**WORK INSTRUCTIONS**
Copy the listing below in full and skip every picture.

--- begin DATA BLOCK ---

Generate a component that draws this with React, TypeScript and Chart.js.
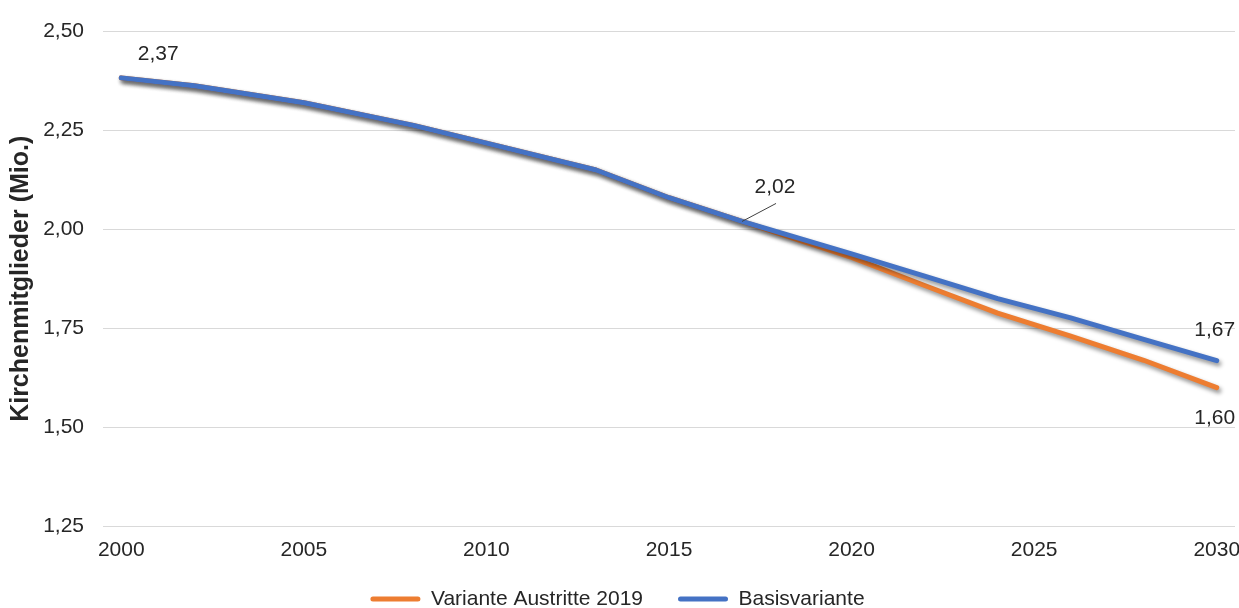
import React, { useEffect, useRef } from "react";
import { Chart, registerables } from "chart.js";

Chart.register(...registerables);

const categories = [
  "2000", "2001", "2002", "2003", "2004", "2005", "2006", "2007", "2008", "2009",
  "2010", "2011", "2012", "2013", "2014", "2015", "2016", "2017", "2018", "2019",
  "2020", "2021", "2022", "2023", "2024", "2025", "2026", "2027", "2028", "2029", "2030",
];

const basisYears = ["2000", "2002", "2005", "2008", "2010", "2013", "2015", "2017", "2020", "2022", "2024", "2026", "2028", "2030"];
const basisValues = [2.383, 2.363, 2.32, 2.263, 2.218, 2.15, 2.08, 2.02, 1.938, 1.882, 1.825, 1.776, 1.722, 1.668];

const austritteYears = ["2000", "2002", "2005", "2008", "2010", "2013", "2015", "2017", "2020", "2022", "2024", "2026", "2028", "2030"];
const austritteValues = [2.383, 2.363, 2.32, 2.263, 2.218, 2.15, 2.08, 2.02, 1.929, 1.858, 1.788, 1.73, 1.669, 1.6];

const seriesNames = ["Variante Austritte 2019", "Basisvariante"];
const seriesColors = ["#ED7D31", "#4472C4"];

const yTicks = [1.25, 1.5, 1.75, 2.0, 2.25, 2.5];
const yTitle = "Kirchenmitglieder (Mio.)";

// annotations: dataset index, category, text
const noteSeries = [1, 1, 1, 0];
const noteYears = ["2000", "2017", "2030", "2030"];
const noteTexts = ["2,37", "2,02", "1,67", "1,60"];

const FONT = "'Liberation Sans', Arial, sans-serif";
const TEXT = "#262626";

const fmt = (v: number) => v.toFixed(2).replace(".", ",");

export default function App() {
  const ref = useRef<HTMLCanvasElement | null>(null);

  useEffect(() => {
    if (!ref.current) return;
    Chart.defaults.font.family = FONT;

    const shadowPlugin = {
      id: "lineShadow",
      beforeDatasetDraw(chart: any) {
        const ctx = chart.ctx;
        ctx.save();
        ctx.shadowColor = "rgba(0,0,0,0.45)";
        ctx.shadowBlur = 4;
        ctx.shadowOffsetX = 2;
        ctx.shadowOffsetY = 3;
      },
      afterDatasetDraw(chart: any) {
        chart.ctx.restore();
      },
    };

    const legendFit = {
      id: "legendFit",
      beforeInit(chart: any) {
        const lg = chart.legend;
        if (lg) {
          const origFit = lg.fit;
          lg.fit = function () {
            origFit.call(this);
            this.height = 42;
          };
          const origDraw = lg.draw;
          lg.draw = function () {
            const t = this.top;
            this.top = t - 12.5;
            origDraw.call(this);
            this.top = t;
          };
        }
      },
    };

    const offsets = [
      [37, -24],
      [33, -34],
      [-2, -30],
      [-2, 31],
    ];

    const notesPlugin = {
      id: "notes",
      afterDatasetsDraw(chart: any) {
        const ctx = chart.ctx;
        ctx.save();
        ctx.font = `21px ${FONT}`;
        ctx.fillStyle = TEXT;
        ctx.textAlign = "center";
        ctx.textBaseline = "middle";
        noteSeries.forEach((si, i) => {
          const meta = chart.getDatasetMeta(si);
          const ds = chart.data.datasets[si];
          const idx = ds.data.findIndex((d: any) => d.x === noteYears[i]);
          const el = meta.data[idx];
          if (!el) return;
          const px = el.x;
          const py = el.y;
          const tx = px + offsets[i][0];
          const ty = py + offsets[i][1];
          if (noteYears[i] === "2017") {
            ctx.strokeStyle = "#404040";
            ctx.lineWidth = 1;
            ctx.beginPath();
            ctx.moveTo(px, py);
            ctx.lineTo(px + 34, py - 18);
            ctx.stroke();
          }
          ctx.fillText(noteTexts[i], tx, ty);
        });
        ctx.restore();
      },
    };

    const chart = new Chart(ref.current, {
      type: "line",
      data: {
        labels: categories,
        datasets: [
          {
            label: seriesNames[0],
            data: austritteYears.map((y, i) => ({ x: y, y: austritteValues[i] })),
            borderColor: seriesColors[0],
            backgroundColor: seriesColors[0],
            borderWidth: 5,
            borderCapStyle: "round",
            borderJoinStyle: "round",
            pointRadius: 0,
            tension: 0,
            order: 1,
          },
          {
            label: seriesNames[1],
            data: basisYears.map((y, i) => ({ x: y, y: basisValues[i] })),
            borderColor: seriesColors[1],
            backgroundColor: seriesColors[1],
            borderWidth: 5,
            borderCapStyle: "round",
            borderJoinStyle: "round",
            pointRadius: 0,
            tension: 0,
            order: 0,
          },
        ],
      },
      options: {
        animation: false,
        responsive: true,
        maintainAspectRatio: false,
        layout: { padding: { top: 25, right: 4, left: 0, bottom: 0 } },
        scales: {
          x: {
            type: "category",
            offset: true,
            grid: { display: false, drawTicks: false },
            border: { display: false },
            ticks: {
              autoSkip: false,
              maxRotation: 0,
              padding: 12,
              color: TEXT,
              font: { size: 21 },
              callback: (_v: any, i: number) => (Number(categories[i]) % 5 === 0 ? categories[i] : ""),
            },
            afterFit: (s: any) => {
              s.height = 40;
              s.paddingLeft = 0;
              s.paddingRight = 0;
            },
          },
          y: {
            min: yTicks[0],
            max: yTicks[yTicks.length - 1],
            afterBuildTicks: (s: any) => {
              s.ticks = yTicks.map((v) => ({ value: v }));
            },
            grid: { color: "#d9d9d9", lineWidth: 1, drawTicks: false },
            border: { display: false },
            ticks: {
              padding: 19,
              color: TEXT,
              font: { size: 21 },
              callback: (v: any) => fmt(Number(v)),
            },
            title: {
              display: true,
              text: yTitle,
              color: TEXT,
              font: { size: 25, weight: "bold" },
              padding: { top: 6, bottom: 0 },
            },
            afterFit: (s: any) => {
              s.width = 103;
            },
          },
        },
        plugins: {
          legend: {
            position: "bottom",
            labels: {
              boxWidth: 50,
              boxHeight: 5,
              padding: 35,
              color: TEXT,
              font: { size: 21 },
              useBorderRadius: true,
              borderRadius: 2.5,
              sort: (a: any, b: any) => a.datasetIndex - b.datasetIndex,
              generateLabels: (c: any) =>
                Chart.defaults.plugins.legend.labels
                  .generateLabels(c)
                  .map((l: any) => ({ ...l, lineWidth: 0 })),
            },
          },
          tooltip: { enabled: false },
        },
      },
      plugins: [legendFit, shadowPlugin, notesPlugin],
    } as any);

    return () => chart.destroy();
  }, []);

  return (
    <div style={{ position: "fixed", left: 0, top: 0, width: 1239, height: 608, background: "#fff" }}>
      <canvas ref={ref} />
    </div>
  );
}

--- end DATA BLOCK ---

**EXERCISE RESULT**
Generate a component that draws this with React, TypeScript and Chart.js.
import React, { useEffect, useRef } from "react";
import { Chart, registerables } from "chart.js";

Chart.register(...registerables);

const categories = [
  "2000", "2001", "2002", "2003", "2004", "2005", "2006", "2007", "2008", "2009",
  "2010", "2011", "2012", "2013", "2014", "2015", "2016", "2017", "2018", "2019",
  "2020", "2021", "2022", "2023", "2024", "2025", "2026", "2027", "2028", "2029", "2030",
];

const basisYears = ["2000", "2002", "2005", "2008", "2010", "2013", "2015", "2017", "2020", "2022", "2024", "2026", "2028", "2030"];
const basisValues = [2.383, 2.363, 2.32, 2.263, 2.218, 2.15, 2.08, 2.02, 1.938, 1.882, 1.825, 1.776, 1.722, 1.668];

const austritteYears = ["2000", "2002", "2005", "2008", "2010", "2013", "2015", "2017", "2020", "2022", "2024", "2026", "2028", "2030"];
const austritteValues = [2.383, 2.363, 2.32, 2.263, 2.218, 2.15, 2.08, 2.02, 1.929, 1.858, 1.788, 1.73, 1.669, 1.6];

const seriesNames = ["Variante Austritte 2019", "Basisvariante"];
const seriesColors = ["#ED7D31", "#4472C4"];

const yTicks = [1.25, 1.5, 1.75, 2.0, 2.25, 2.5];
const yTitle = "Kirchenmitglieder (Mio.)";

// annotations: dataset index, category, text
const noteSeries = [1, 1, 1, 0];
const noteYears = ["2000", "2017", "2030", "2030"];
const noteTexts = ["2,37", "2,02", "1,67", "1,60"];

const FONT = "'Liberation Sans', Arial, sans-serif";
const TEXT = "#262626";

const fmt = (v: number) => v.toFixed(2).replace(".", ",");

export default function App() {
  const ref = useRef<HTMLCanvasElement | null>(null);

  useEffect(() => {
    if (!ref.current) return;
    Chart.defaults.font.family = FONT;

    const shadowPlugin = {
      id: "lineShadow",
      beforeDatasetDraw(chart: any) {
        const ctx = chart.ctx;
        ctx.save();
        ctx.shadowColor = "rgba(0,0,0,0.45)";
        ctx.shadowBlur = 4;
        ctx.shadowOffsetX = 2;
        ctx.shadowOffsetY = 3;
      },
      afterDatasetDraw(chart: any) {
        chart.ctx.restore();
      },
    };

    const legendFit = {
      id: "legendFit",
      beforeInit(chart: any) {
        const lg = chart.legend;
        if (lg) {
          const origFit = lg.fit;
          lg.fit = function () {
            origFit.call(this);
            this.height = 42;
          };
          const origDraw = lg.draw;
          lg.draw = function () {
            const t = this.top;
            this.top = t - 12.5;
            origDraw.call(this);
            this.top = t;
          };
        }
      },
    };

    const offsets = [
      [37, -24],
      [33, -34],
      [-2, -30],
      [-2, 31],
    ];

    const notesPlugin = {
      id: "notes",
      afterDatasetsDraw(chart: any) {
        const ctx = chart.ctx;
        ctx.save();
        ctx.font = `21px ${FONT}`;
        ctx.fillStyle = TEXT;
        ctx.textAlign = "center";
        ctx.textBaseline = "middle";
        noteSeries.forEach((si, i) => {
          const meta = chart.getDatasetMeta(si);
          const ds = chart.data.datasets[si];
          const idx = ds.data.findIndex((d: any) => d.x === noteYears[i]);
          const el = meta.data[idx];
          if (!el) return;
          const px = el.x;
          const py = el.y;
          const tx = px + offsets[i][0];
          const ty = py + offsets[i][1];
          if (noteYears[i] === "2017") {
            ctx.strokeStyle = "#404040";
            ctx.lineWidth = 1;
            ctx.beginPath();
            ctx.moveTo(px, py);
            ctx.lineTo(px + 34, py - 18);
            ctx.stroke();
          }
          ctx.fillText(noteTexts[i], tx, ty);
        });
        ctx.restore();
      },
    };

    const chart = new Chart(ref.current, {
      type: "line",
      data: {
        labels: categories,
        datasets: [
          {
            label: seriesNames[0],
            data: austritteYears.map((y, i) => ({ x: y, y: austritteValues[i] })),
            borderColor: seriesColors[0],
            backgroundColor: seriesColors[0],
            borderWidth: 5,
            borderCapStyle: "round",
            borderJoinStyle: "round",
            pointRadius: 0,
            tension: 0,
            order: 1,
          },
          {
            label: seriesNames[1],
            data: basisYears.map((y, i) => ({ x: y, y: basisValues[i] })),
            borderColor: seriesColors[1],
            backgroundColor: seriesColors[1],
            borderWidth: 5,
            borderCapStyle: "round",
            borderJoinStyle: "round",
            pointRadius: 0,
            tension: 0,
            order: 0,
          },
        ],
      },
      options: {
        animation: false,
        responsive: true,
        maintainAspectRatio: false,
        layout: { padding: { top: 25, right: 4, left: 0, bottom: 0 } },
        scales: {
          x: {
            type: "category",
            offset: true,
            grid: { display: false, drawTicks: false },
            border: { display: false },
            ticks: {
              autoSkip: false,
              maxRotation: 0,
              padding: 12,
              color: TEXT,
              font: { size: 21 },
              callback: (_v: any, i: number) => (Number(categories[i]) % 5 === 0 ? categories[i] : ""),
            },
            afterFit: (s: any) => {
              s.height = 40;
              s.paddingLeft = 0;
              s.paddingRight = 0;
            },
          },
          y: {
            min: yTicks[0],
            max: yTicks[yTicks.length - 1],
            afterBuildTicks: (s: any) => {
              s.ticks = yTicks.map((v) => ({ value: v }));
            },
            grid: { color: "#d9d9d9", lineWidth: 1, drawTicks: false },
            border: { display: false },
            ticks: {
              padding: 19,
              color: TEXT,
              font: { size: 21 },
              callback: (v: any) => fmt(Number(v)),
            },
            title: {
              display: true,
              text: yTitle,
              color: TEXT,
              font: { size: 25, weight: "bold" },
              padding: { top: 6, bottom: 0 },
            },
            afterFit: (s: any) => {
              s.width = 103;
            },
          },
        },
        plugins: {
          legend: {
            position: "bottom",
            labels: {
              boxWidth: 50,
              boxHeight: 5,
              padding: 35,
              color: TEXT,
              font: { size: 21 },
              useBorderRadius: true,
              borderRadius: 2.5,
              sort: (a: any, b: any) => a.datasetIndex - b.datasetIndex,
              generateLabels: (c: any) =>
                Chart.defaults.plugins.legend.labels
                  .generateLabels(c)
                  .map((l: any) => ({ ...l, lineWidth: 0 })),
            },
          },
          tooltip: { enabled: false },
        },
      },
      plugins: [legendFit, shadowPlugin, notesPlugin],
    } as any);

    return () => chart.destroy();
  }, []);

  return (
    <div style={{ position: "fixed", left: 0, top: 0, width: 1239, height: 608, background: "#fff" }}>
      <canvas ref={ref} />
    </div>
  );
}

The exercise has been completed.